| WRITTEN REQUEST |
Starting at the top of the listing, extract every line up to and including the one with "import * as". Pictures stay out of the copy.

| EXCERPTED DATA |
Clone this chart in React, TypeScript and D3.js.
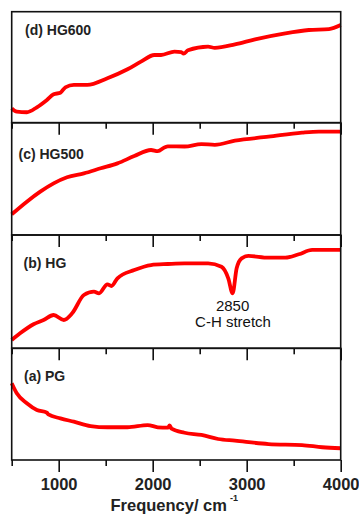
import { useRef, useEffect } from "react";
import * as d3 from "d3";

// (d) HG600
const freqD = [500, 554, 661, 768, 875, 946, 1018, 1071, 1161, 1304, 1518, 1732, 1875, 2018, 2089, 2232, 2304, 2329, 2375, 2589, 2661, 2875, 3089, 3411, 3661, 3875, 4000];
const valD = [13.0, 9.9, 9.4, 13.9, 20.5, 25.6, 27.0, 31.9, 34.0, 34.0, 40.0, 48.1, 55.0, 61.0, 61.0, 64.0, 63.6, 62.2, 65.2, 68.5, 67.5, 70.6, 75.1, 80.5, 83.5, 84.4, 88.0];

// (c) HG500
const freqC = [500, 661, 804, 946, 1089, 1268, 1446, 1625, 1804, 1982, 2054, 2130, 2161, 2339, 2518, 2661, 2875, 3232, 3589, 3768, 4000];
const valC = [18.4, 29.7, 38.6, 46.0, 51.4, 54.9, 59.4, 63.8, 70.3, 75.7, 74.6, 78.2, 79.0, 78.8, 81.0, 80.3, 84.0, 87.5, 91.1, 92.0, 92.0];

// (b) HG
const freqB = [500, 589, 732, 839, 946, 1054, 1143, 1268, 1375, 1429, 1518, 1561, 1625, 1804, 1982, 2161, 2339, 2589, 2732, 2804, 2850, 2893, 2946, 3018, 3232, 3411, 3554, 3696, 4000];
const valB = [7.3, 13.2, 21.2, 25.0, 29.4, 25.0, 30.9, 47.0, 50.0, 48.5, 56.5, 55.0, 61.8, 69.1, 73.5, 74.4, 75.0, 75.0, 72.0, 61.8, 48.5, 70.6, 79.4, 81.5, 80.0, 80.0, 83.0, 86.8, 86.8];

// (a) PG
const freqA = [500, 554, 661, 768, 875, 890, 1018, 1161, 1339, 1518, 1732, 1946, 2054, 2161, 2180, 2200, 2339, 2518, 2696, 2875, 3232, 3589, 3804, 4000];
const valA = [68.7, 59.7, 50.8, 44.8, 42.3, 40.8, 37.3, 34.3, 30.4, 29.3, 29.3, 31.3, 29.3, 28.9, 31.0, 28.0, 24.4, 22.4, 18.8, 17.3, 14.3, 13.4, 11.4, 10.5];

const labels = ["(d) HG600", "(c) HG500", "(b) HG", "(a) PG"];
const majorTicks = [1000, 2000, 3000, 4000];
const minorTicks = [500, 1500, 2500, 3500];

const W = 359;
const H = 514;
const left = 11.7;
const right = 340.7;
const panelTops = [11.7, 122.7, 235, 348.3];
const panelBottoms = [122.7, 235, 348.3, 460];
const labelPos = [
  { x: 25, y: 34.5 },
  { x: 18.5, y: 158.5 },
  { x: 23.5, y: 267.5 },
  { x: 24, y: 381 },
];

const App = () => {
  const svgRef = useRef<SVGSVGElement>(null);

  useEffect(() => {
    const svg = d3.select(svgRef.current);
    svg.selectAll("*").remove();

    const x = d3.scaleLinear().domain([500, 4000]).range([left, right]);

    const series = [
      { f: freqD, v: valD },
      { f: freqC, v: valC },
      { f: freqB, v: valB },
      { f: freqA, v: valA },
    ];

    series.forEach((s, i) => {
      const y = d3
        .scaleLinear()
        .domain([0, 100])
        .range([panelBottoms[i], panelTops[i]]);

      const pts = s.f.map((f, j) => [f, s.v[j]] as [number, number]);
      const line = d3
        .line<[number, number]>()
        .x((d) => x(d[0]))
        .y((d) => y(d[1]))
        .curve(d3.curveMonotoneX);

      svg
        .append("path")
        .attr("d", line(pts))
        .attr("fill", "none")
        .attr("stroke", "#ff0000")
        .attr("stroke-width", 3.8)
        .attr("stroke-linejoin", "round");

      svg
        .append("rect")
        .attr("x", left)
        .attr("y", panelTops[i])
        .attr("width", right - left)
        .attr("height", panelBottoms[i] - panelTops[i])
        .attr("fill", "none")
        .attr("stroke", "#111")
        .attr("stroke-width", 1.6);

      const isLast = i === series.length - 1;

      const major = svg
        .append("g")
        .attr("transform", `translate(0,${panelBottoms[i]})`)
        .call(
          d3
            .axisBottom(x)
            .tickValues(majorTicks)
            .tickSize(12)
            .tickSizeOuter(0)
            .tickPadding(6)
            .tickFormat((d) => (isLast ? String(d) : ""))
        );
      major.select(".domain").remove();
      major.selectAll("line").attr("stroke", "#111").attr("stroke-width", 1.6);
      major
        .selectAll("text")
        .attr("font-family", "Arial, 'Liberation Sans', sans-serif")
        .attr("font-size", 16.5)
        .attr("font-weight", "bold")
        .attr("fill", "#222");

      const minor = svg
        .append("g")
        .attr("transform", `translate(0,${panelBottoms[i]})`)
        .call(
          d3
            .axisBottom(x)
            .tickValues(minorTicks)
            .tickSize(6)
            .tickSizeOuter(0)
            .tickFormat(() => "")
        );
      minor.select(".domain").remove();
      minor.selectAll("line").attr("stroke", "#111").attr("stroke-width", 1.6);

      svg
        .append("text")
        .attr("x", labelPos[i].x)
        .attr("y", labelPos[i].y)
        .attr("font-family", "Arial, 'Liberation Sans', sans-serif")
        .attr("font-size", 14)
        .attr("font-weight", "bold")
        .attr("fill", "#222")
        .text(labels[i]);
    });

    // annotation for the C-H dip
    const ann = svg
      .append("g")
      .attr("font-family", "Arial, 'Liberation Sans', sans-serif")
      .attr("font-size", 15)
      .attr("fill", "#111")
      .attr("text-anchor", "middle");
    ann.append("text").attr("x", x(2850)).attr("y", 310.7).text("2850");
    ann.append("text").attr("x", 233).attr("y", 326.5).text("C-H stretch");

    // x axis title
    const title = svg
      .append("text")
      .attr("x", 110.5)
      .attr("y", 510.5)
      .attr("font-family", "Arial, 'Liberation Sans', sans-serif")
      .attr("font-size", 16.5)
      .attr("font-weight", "bold")
      .attr("fill", "#222");
    title.append("tspan").text("Frequency/ cm");
    title
      .append("tspan")
      .attr("font-size", 9)
      .attr("dx", 3)
      .attr("dy", -10)
      .text("-1");
  }, []);

  return (
    <svg
      ref={svgRef}
      width={W}
      height={H}
      style={{ position: "absolute", left: 0, top: 0, background: "#fff" }}
    ></svg>
  );
};

export default App;
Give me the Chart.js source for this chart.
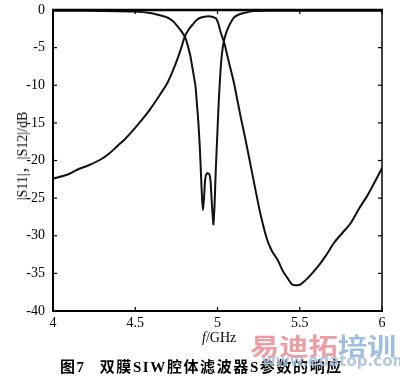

| EXERCISE SOLUTION |
Clone this chart in React, TypeScript and D3.js.
import { useRef, useEffect } from "react";
import * as d3 from "d3";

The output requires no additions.